In the excitement of the battle the Colfax did not notice the wound, but still galloped from point to point over the field delivering orders. Some Hessian soldiers, who had been taken prisoners, saw the blood streaming from his side and into his boot, and gleefully exclaimed, "Mein Gott! de Captain is wounded again." As he kept on in the fight some of his own men saw the blood flow and cried to him, "Captain! the blood is running out of your boot!" Looking down, he noticed his condition for the first time and recognized that it must be serious, and rode over toward the field hospital. Dr. Ledyard looked at the wound and bade him go at once into the hospital, and stay in, the latter order being needed to keep Colfax indoors. The excitement over, the wounded Colfax succumbed to the loss of blood and grew faint and weak as a child. After hurriedly examining and dressing the injury, Dr. Ledyard subsequently asked, "Do you want to be cured quickly, or to let this thing linger along?" To which the Captain replied, "As quickly as possible." The surgeon promptly applied the bistouri, tore the wound open and dressed it, whereupon it soon healed. However, recovery was attended by an eruption of boils, covering Colfax from head to heels. Washington, seeing the state of his captain, told him, "You are in a deplorable condition; I will give you a furlough that you may go home till you recover." Colfax persisted in staying with the army till they went into winter quarters at Morristown, in the winter of 1779–1780. During that season he went home to Connecticut on horseback through snow in March so deep that he rode over the fence-tops. He returned greatly improved in health, and was with the army till the close of the war.

==American Revolution==
While the American army was encamped at Valley Forge, Washington issued an order, dated March 17, 1778, directing that "one hundred chosen men are to be annexed to the Guard of the Commander in-Chief, for the purpose of forming a corps, to be instructed in the manoeuvres necessary to be introduced into the Army, and to serve as a model for the execution of them." Colfax succeeded Caleb Gibbs on January 1, 1781, as captain (by Washington's appointment) of his Life Guard until September 5, 1783, having gone on furlough in July. During his service in the Life Guard, Colfax was promoted from second lieutenant to first lieutenant, and then finally to captain in April 1783. Colfax was present at the Surrender of Lord Cornwallis, at Yorktown and permitted by Washington to occupy a prominent position, on horseback, near Washington. According to Connecticut records, he served in the Continental Army until January 1, 1780. Colfax retired from the army on November 3, 1783.

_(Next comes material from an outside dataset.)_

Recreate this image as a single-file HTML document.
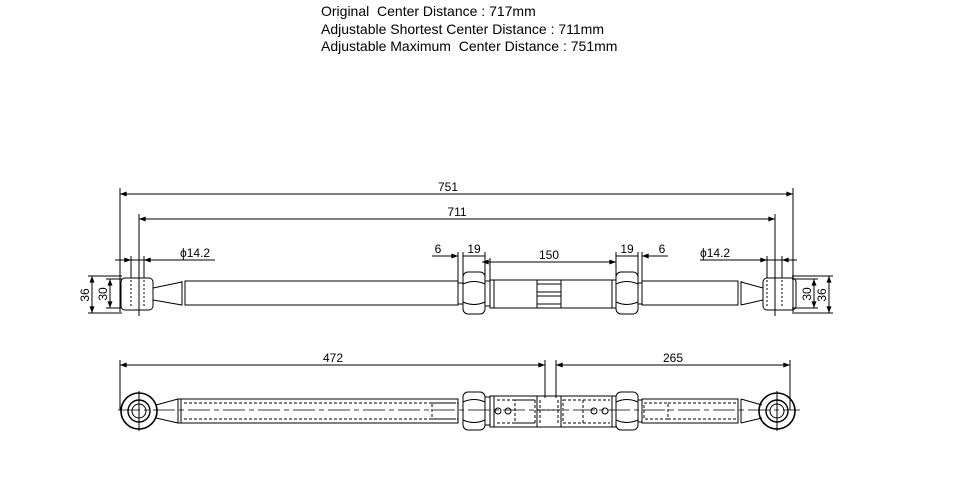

He was appointed by the legislature to be a Justice of the Peace for the Court of Common Pleas of Bergen County for many years. He served in the New Jersey legislature from 1806–13, in the General Assembly (1806, 07, 09, 10, and 11) and the Legislative Council (1808, 12, and 13). In 1811 he was Brigadier-General of the Second Division of Infantry, Bergen Brigade where in the War of 1812 he had a command at Sandy Hook.

== Personal life ==
William was the fifth child born to George Colfax (born: December 25, 1727) and Lucy Avery (married April 13, 1749), who had a total of ten children. Colfax was about 5'-10" tall and weighed about 190-200 lbs. He had blue eyes, dark hair, and was clean shaven. His hair was powdered and worn in a queue, tied with a black ribbon, till his later years. He was married to Hester Schuyler, cousin of Philip Schuyler, of Pompton on August 27, 1783, together they had six children. Together they lived in Hester's inherited Schuyler-Colfax House in Wayne, New Jersey, which today is a museum. Their grandson was Schuyler Colfax, the 17th Vice President of the United States.

==Death==
William Colfax died after couple days of illness on September 9, 1838. The services were held in the Reformed Dutch Church at Pompton and were led by Reverend Isaac S. Demarest. He received full military honors, the Militia of Paterson and the whole town showed up. General Abraham Godwin and Colonel Cornelius G. Garrison commanded the martial music. Colfax was buried at his estate in Wayne, New Jersey.